On Friday, Sept. 6, the Centers for Disease Control (CDC) put out a new warning urging people to stop vaping as three more deaths related to smoking electronic cigarettes were confirmed in Indiana, Minnesota, and California. The number of deaths linked to vaping now stands at five, including two previously reported cases in Illinois and Oregon, and the CDC is taking action. According to a briefing held just a few hours before the announcement on Friday, officials are now investigating 450 cases of pulmonary disease that are being linked with e-cigarette use. Here's what you should know about the investigation.
According to a transcript of the Sept. 6 briefing, doctors and state officials are linking the 450 cases of severe lung illness in otherwise healthy individuals aged between 18 and 25 to the usage of vapes. Per the briefing, Dr. Dana Meaney Delman, who is the incident manager of the CDC’s response to this case, said that officials noticed a pattern linking e-cigarette use to the symptoms, which include coughing, shortness of breath, chest pain, nausea, and vomiting. She reported:
Patients reported similar symptoms, displayed similar clinical presentations and findings, and all reported using e-cigarette products in the 90 days prior to developing symptoms, most within a week or so before symptoms developed.
In light of the three new deaths linked to vaping, U.S. health officials said they believe some kind of chemical exposure is behind the illnesses and are currently looking into lab tests that show vitamin E acetate has been found in many of the e-cigarette cartridges that the victims had been using.

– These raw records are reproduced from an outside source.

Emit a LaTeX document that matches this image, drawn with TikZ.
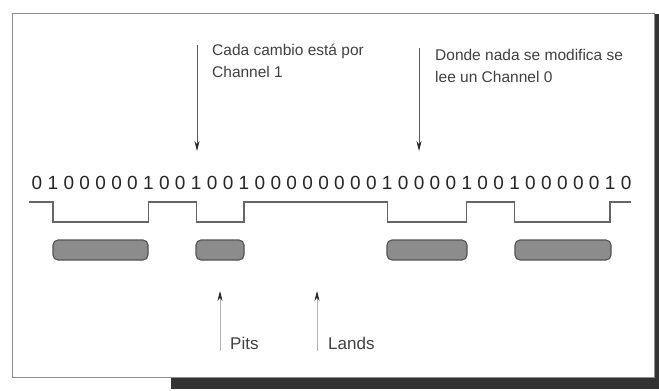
\documentclass[tikz,border=0pt]{standalone}
\usepackage{fontspec}
\setmainfont{Liberation Sans}
\usetikzlibrary{arrows.meta}
\begin{document}
\begin{tikzpicture}[x=1pt,y=-1pt,
 bitdigit/.style={font=\fontsize{19}{19}\selectfont, text=black!85, inner sep=0},
 pit/.style={draw=black!68, fill=black!45, rounded corners=5pt, line width=1.1pt, minimum height=20pt, inner sep=0},
 note/.style={font=\fontsize{15.5}{22}\selectfont, text=black!75, align=left, inner sep=0, anchor=west},
 sublabel/.style={font=\fontsize{17}{18}\selectfont, text=black!75, inner sep=0, anchor=west},
 downarrow/.style={draw=black!65, line width=0.8pt, -{Stealth[length=10pt,width=5pt,color=black!85]}},
 uparrow/.style={draw=black!30, line width=0.8pt, -{Stealth[length=10pt,width=5pt,color=black!85]}},
 wave/.style={draw=black!60, line width=1.3pt},
]
\useasboundingbox[fill=white] (0,0) rectangle (659,391);
% shadow and frame
\fill[black!80] (171,377) rectangle (659,389);
\fill[black!80] (653,14) rectangle (659,389);
\draw[black!45, line width=0.8pt, fill=white] (12,13) rectangle (654,377);

% bits
\foreach \b [count=\i from 0] in {0,1,0,0,0,0,0,1,0,0,1,0,0,1,0,0,0,0,0,0,0,0,1,0,0,0,0,1,0,0,1,0,0,0,0,0,1,0}
  \node[bitdigit] (b\i) at ({37+15.92*\i},183) {\b};

% signal levels
\coordinate (hi) at (0,202);
\coordinate (lo) at (0,222);
\coordinate (ws) at (29,202);
\coordinate (we) at (631,202);
\draw[wave] (ws) -- (b1|-hi) -- (b1|-lo) -- (b7|-lo) -- (b7|-hi) -- (b10|-hi) -- (b10|-lo)
  -- (b13|-lo) -- (b13|-hi) -- (b22|-hi) -- (b22|-lo) -- (b27|-lo) -- (b27|-hi)
  -- (b30|-hi) -- (b30|-lo) -- (b36|-lo) -- (b36|-hi) -- (we);

% pits
\node[pit, minimum width=95pt] (pit1) at (100.5,250) {};
\node[pit, minimum width=48pt] (pit2) at (220,250) {};
\node[pit, minimum width=80pt] (pit3) at (427,250) {};
\node[pit, minimum width=96pt] (pit4) at (563,250) {};

% notes with down arrows
\node[note] (n1) at (212,61) {Cada cambio está por\\Channel 1};
\node[note] (n2) at (435,66) {Donde nada se modifica se\\lee un Channel 0};
\coordinate (d1s) at (197,45);
\coordinate (d1e) at (197,151);
\coordinate (d2s) at (419,48);
\coordinate (d2e) at (419,151);
\draw[downarrow] (d1s) -- (d1e);
\draw[downarrow] (d2s) -- (d2e);

% pits / lands labels with up arrows
\node[sublabel] (lp) at (230,343) {Pits};
\node[sublabel] (ll) at (328,343) {Lands};
\coordinate (u1s) at (220,351);
\coordinate (u1e) at (220,291);
\coordinate (u2s) at (317,351);
\coordinate (u2e) at (317,291);
\draw[uparrow] (u1s) -- (u1e);
\draw[uparrow] (u2s) -- (u2e);
\end{tikzpicture}
\end{document}
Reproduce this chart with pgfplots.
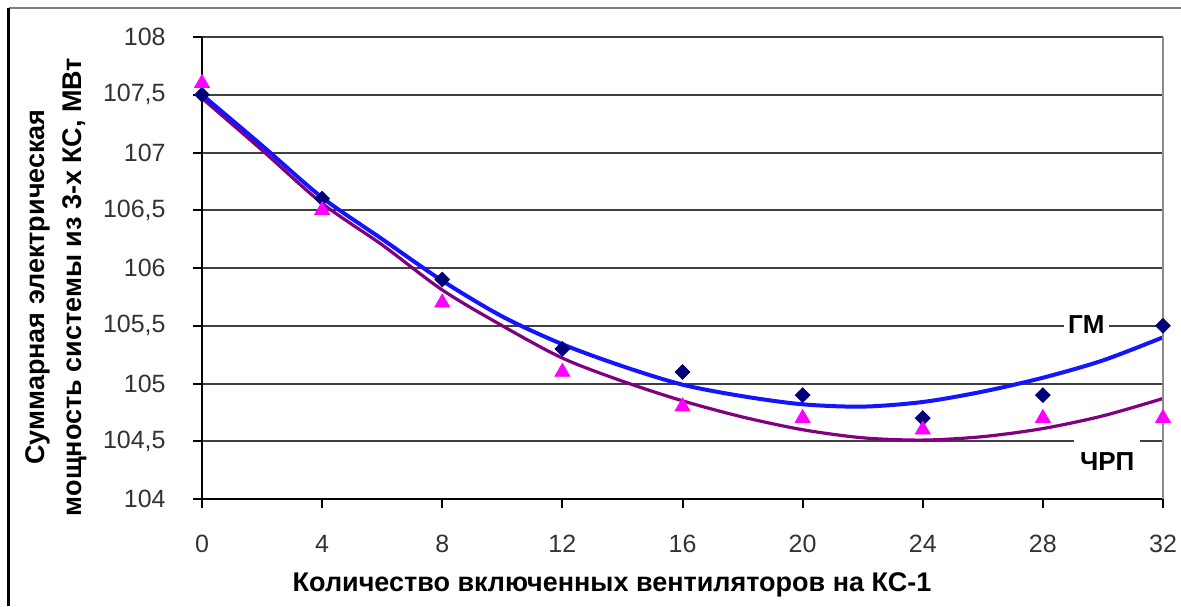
\documentclass[border=0pt]{standalone}
\usepackage{fontspec}
\setmainfont{Liberation Sans}
\usepackage{pgfplots}
\pgfplotsset{compat=1.18}

\definecolor{gmline}{RGB}{20,20,255}
\definecolor{gmmark}{RGB}{0,0,120}
\definecolor{chline}{RGB}{128,0,128}
\definecolor{chmark}{RGB}{255,0,255}

\begin{document}
\begin{tikzpicture}
  \begin{axis}[
    scale only axis,
    width=480.5pt, height=231pt,
    xmin=0, xmax=32, ymin=104, ymax=108,
    xtick={0,4,...,32},
    ytick={104,104.5,...,108},
    axis lines=left,
    axis line style={-, black, line width=1.2pt},
    tick align=outside,
    major tick length=4.5pt,
    tick style={black, line width=1pt},
    ymajorgrids,
    grid style={black!75, line width=1pt},
    /pgf/number format/assume math mode=true,
    /pgf/number format/use comma,
    /pgf/number format/1000 sep={},
    ticklabel style={font=\fontsize{12.5}{14}\selectfont, text=black!80},
    yticklabel style={anchor=east, inner sep=0pt, xshift=-13.5pt},
    xticklabel style={anchor=north, inner sep=0pt, yshift=-13.5pt},
    xlabel={Количество включенных вентиляторов на КС-1},
    xlabel style={at={(axis description cs:0.4266,-0.186)}, anchor=center,
      font=\bfseries\fontsize{13.5}{15}\selectfont},
    ylabel={Суммарная электрическая\\мощность системы из 3-х КС, МВт},
    ylabel style={at={(axis description cs:-0.152,0.459)}, anchor=center,
      align=center, font=\bfseries\fontsize{13.5}{18.5}\selectfont},
    clip=false,
  ]
    % measured points
    \addplot [only marks, mark=square*, mark size=2.6pt,
      mark options={rotate=45, fill=gmmark, draw=gmmark}] coordinates {
      (0,107.5) (4,106.6) (8,105.9) (12,105.3) (16,105.1)
      (20,104.9) (24,104.7) (28,104.9) (32,105.5)
    };
    \addplot [only marks, mark=triangle*, mark size=4.3pt,
      mark options={fill=chmark, draw=chmark}] coordinates {
      (0,107.6) (4,106.5) (8,105.7) (12,105.1) (16,104.8)
      (20,104.7) (24,104.6) (28,104.7) (32,104.7)
    };
    % trend lines
    \addplot [chline, line width=1.6pt, smooth, no marks] coordinates {
      (0,107.47) (2,107.02) (4,106.56) (6,106.20) (8,105.81)
      (10,105.50) (12,105.22) (14,105.02) (16,104.85) (18,104.71)
      (20,104.60) (22,104.53) (24,104.51) (26,104.54) (28,104.61)
      (30,104.72) (32,104.87)
    };
    \addplot [gmline, line width=2pt, smooth, no marks] coordinates {
      (0,107.50) (2,107.06) (4,106.61) (6,106.25) (8,105.89)
      (10,105.58) (12,105.34) (14,105.15) (16,104.99) (18,104.89)
      (20,104.82) (22,104.80) (24,104.84) (26,104.93) (28,105.05)
      (30,105.20) (32,105.40)
    };
    \draw [black!45, line width=1pt] (axis cs:32,104) -- (axis cs:32,108);
    \node [fill=white, inner xsep=2pt, inner ysep=3pt,
      font=\bfseries\fontsize{13}{15}\selectfont] at (axis cs:29.45,105.51) {ГМ};
    \node [fill=white, inner xsep=3pt, inner ysep=7pt,
      font=\bfseries\fontsize{13}{15}\selectfont] at (axis cs:30.14,104.32) {ЧРП};
    \coordinate (sw) at (rel axis cs:0,0);
    \coordinate (ne) at (rel axis cs:1,1);
  \end{axis}
  \draw [black!50, line width=1pt] ([xshift=-96.5pt,yshift=14.5pt]sw |- ne) -- ([xshift=9pt,yshift=14.5pt]ne);
  \draw [black, line width=1.5pt] ([xshift=-96.5pt,yshift=14.5pt]sw |- ne) -- ([xshift=-96.5pt,yshift=-53.5pt]sw);
  \pgfresetboundingbox
  \path [use as bounding box] ([xshift=-101pt,yshift=-53.5pt]sw) rectangle ([xshift=9pt,yshift=18.5pt]ne);
\end{tikzpicture}
\end{document}
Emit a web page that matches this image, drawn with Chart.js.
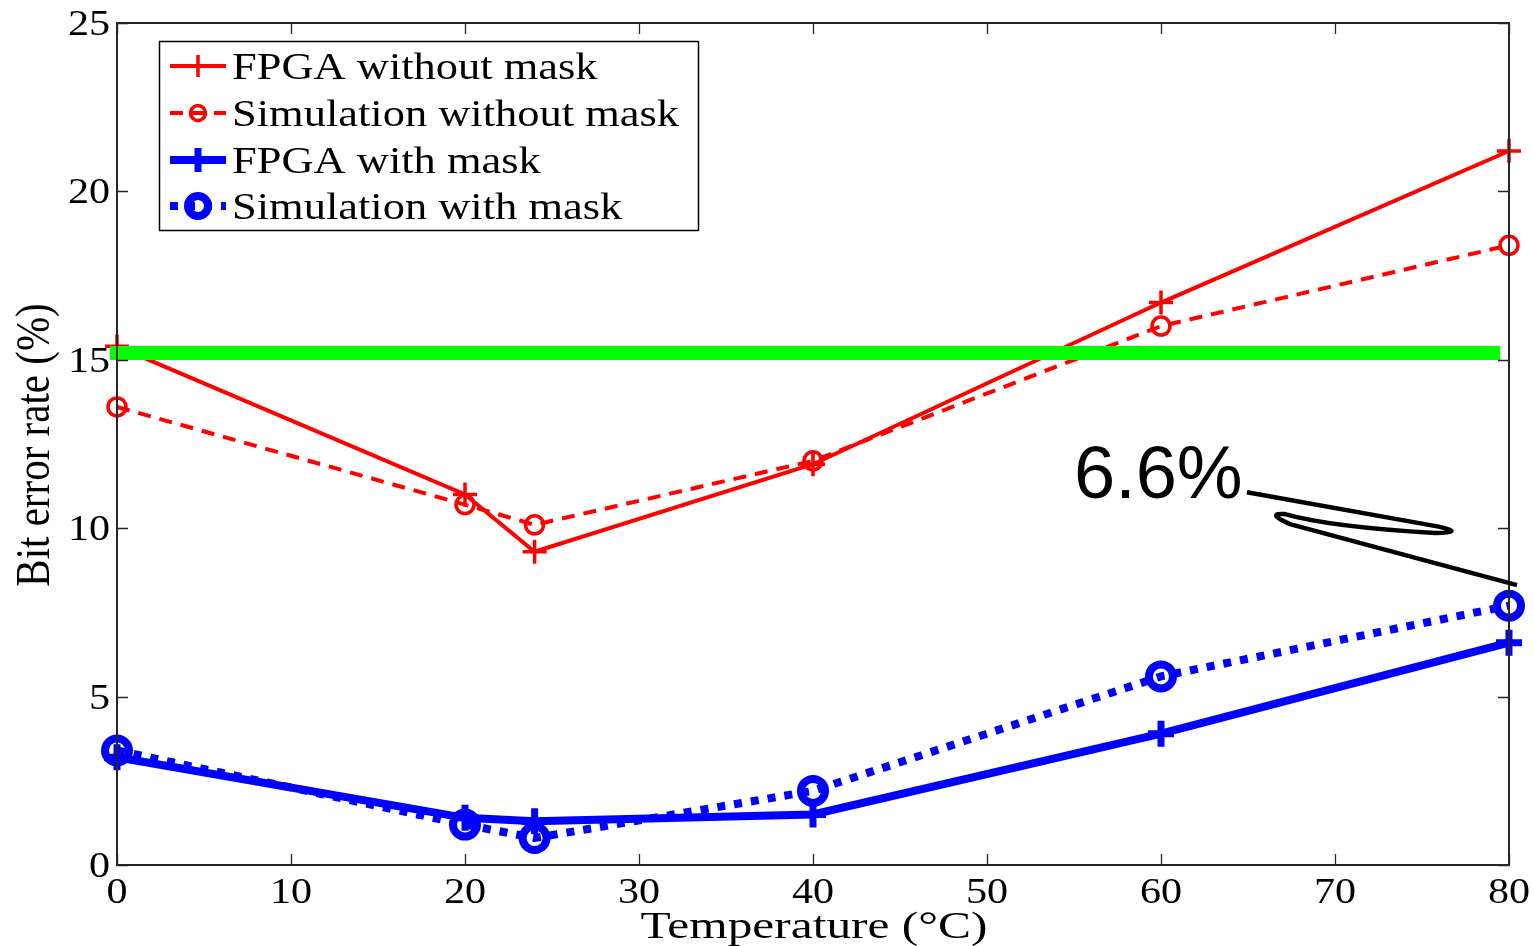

However, Mitch Zeller, director of the FDA’s Center for Tobacco Products, said that this was not the case across the board, and officials are still investigating other substances that were found in the 120 cartridges that they've been testing.
He said during the briefing, "No one substance or compound, including vitamin E acetate, has been identified in all the samples tested."
One factor that doctors reiterated during the briefing was that many of the cartridges contained marijuana or a combination of both THC and nicotine, though again, this was not the case across the board. They especially expressed concern for cartridges that are purchased off the streets and might contain unknown and potentially harmful substances.
However, at this time, no specific e-cigarette brand or chemical substance has been linked to all of the 450 cases, so people should try to avoid vaping until the CDC and other U.S. health officials are able to find more information about the mysterious illnesses.
"While this investigation is ongoing, people should consider not using e-cigarette products," Meaney-Delman continued as she outlined the CDC's recommendation. "People who do use e-cigarette products should monitor themselves for symptoms (for example, cough, shortness of breath, chest pain, nausea, and vomiting) and promptly seek medical attention for any health concerns."
The investigation is ongoing at this time, so I'd recommend sharing the news with your friends or acquaintances who vape to put that habit on the back burner until more information comes to light.